#### What you have to do
Reproduce all lines of the listing below in which the word "with" occurs.

──────── Data for this task

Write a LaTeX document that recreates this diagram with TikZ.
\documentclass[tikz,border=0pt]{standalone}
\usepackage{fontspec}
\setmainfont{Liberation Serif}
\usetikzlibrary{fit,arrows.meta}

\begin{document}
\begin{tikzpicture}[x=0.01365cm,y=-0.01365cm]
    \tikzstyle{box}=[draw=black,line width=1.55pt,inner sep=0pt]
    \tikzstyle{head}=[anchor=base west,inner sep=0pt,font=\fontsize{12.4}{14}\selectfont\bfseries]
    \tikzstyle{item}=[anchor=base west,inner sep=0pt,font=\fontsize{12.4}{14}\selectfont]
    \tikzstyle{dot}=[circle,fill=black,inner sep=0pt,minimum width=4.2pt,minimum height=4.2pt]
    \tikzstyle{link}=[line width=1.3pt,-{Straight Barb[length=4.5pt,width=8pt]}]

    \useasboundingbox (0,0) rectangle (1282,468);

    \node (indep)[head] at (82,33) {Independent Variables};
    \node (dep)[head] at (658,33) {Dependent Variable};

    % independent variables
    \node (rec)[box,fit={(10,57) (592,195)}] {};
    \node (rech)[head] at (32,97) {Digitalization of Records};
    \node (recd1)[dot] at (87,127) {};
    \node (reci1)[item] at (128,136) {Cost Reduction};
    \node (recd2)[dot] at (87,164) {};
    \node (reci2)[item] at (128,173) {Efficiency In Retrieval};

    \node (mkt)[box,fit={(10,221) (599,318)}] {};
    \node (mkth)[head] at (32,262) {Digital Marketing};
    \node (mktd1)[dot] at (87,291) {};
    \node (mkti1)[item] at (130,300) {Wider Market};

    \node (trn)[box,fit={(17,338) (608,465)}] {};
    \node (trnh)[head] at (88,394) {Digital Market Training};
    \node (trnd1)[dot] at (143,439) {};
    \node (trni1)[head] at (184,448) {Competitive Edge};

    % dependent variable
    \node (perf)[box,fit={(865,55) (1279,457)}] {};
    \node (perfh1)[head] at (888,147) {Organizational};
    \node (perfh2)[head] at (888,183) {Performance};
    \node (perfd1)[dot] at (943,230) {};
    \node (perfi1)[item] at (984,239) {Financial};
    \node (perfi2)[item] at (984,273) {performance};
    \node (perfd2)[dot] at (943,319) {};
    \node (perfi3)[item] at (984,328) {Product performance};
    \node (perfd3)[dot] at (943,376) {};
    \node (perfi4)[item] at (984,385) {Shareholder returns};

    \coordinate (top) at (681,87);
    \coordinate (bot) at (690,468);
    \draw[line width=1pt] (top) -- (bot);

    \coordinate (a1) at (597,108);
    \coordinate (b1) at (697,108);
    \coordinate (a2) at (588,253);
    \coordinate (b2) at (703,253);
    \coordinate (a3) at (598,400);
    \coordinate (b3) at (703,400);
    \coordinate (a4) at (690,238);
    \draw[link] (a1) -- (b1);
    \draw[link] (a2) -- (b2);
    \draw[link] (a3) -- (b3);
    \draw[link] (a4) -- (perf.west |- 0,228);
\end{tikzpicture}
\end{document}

────────────────
──────── Data for this task

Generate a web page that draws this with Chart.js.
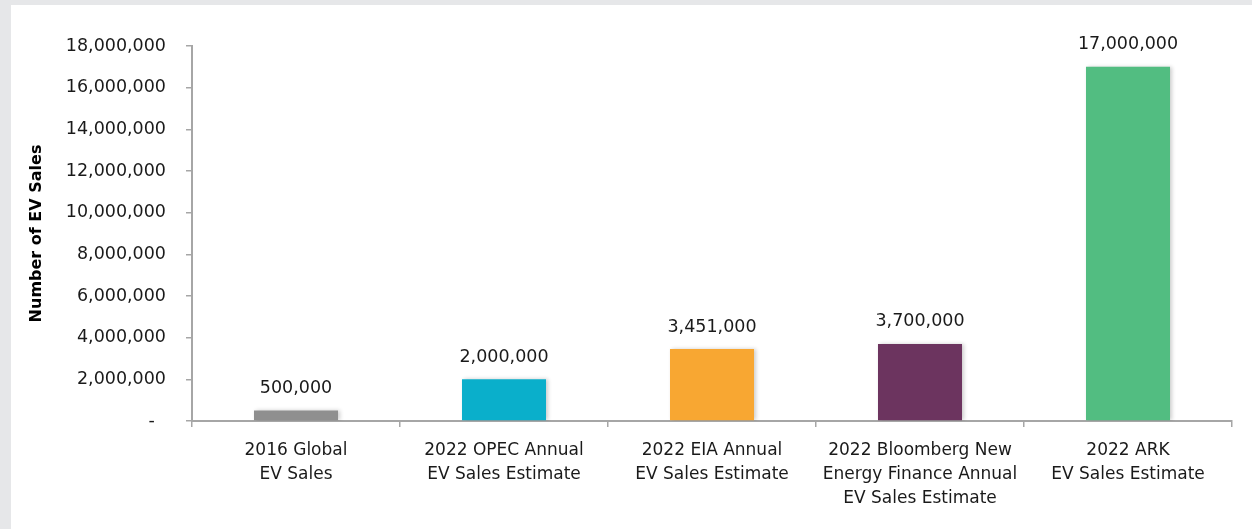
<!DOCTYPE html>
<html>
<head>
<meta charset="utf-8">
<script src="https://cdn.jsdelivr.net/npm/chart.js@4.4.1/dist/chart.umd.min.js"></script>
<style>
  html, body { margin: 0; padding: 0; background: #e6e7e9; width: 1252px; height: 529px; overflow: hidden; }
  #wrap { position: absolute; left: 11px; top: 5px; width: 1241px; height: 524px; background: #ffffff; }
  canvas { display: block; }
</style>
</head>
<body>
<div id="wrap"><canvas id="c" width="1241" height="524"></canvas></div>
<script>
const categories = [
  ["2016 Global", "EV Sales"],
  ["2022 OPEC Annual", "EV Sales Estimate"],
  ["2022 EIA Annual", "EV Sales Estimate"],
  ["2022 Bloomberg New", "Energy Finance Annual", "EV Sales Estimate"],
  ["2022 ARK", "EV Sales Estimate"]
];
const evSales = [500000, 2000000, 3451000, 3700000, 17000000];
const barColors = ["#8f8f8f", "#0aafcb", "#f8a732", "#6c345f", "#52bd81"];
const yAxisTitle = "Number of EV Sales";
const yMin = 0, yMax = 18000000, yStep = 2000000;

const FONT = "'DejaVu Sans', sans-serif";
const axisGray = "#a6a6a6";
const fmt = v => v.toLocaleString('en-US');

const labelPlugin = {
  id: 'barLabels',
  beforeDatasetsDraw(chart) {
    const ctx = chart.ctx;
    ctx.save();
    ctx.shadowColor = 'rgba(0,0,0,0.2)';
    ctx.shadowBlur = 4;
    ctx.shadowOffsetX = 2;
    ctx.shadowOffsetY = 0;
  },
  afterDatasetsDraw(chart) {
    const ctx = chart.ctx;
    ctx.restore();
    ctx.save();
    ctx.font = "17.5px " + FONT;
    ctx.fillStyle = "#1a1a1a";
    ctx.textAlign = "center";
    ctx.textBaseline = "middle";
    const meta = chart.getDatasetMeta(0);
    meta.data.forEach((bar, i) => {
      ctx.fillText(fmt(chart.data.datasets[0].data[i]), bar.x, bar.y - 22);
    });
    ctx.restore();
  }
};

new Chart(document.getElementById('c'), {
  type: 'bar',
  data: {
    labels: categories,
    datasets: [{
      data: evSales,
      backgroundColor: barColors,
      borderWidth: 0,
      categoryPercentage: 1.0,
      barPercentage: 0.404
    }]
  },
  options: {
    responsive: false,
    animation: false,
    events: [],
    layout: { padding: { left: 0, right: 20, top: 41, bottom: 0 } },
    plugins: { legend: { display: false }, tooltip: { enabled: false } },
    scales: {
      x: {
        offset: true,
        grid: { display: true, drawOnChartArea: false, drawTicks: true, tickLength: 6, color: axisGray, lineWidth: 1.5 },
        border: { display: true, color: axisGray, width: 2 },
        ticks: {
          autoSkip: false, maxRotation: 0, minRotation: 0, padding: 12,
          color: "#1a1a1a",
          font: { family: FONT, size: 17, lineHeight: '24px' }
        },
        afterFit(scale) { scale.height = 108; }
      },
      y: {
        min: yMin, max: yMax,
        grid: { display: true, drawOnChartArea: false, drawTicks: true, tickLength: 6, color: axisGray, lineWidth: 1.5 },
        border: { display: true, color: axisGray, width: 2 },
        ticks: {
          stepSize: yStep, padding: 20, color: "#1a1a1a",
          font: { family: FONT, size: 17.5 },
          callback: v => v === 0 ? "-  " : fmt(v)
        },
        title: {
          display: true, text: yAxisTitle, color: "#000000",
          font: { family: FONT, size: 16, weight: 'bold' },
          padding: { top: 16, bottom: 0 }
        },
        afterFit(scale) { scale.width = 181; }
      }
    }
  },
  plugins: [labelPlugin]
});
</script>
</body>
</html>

────────────────

#### The solution
Write a LaTeX document that recreates this diagram with TikZ.
Generate a web page that draws this with Chart.js.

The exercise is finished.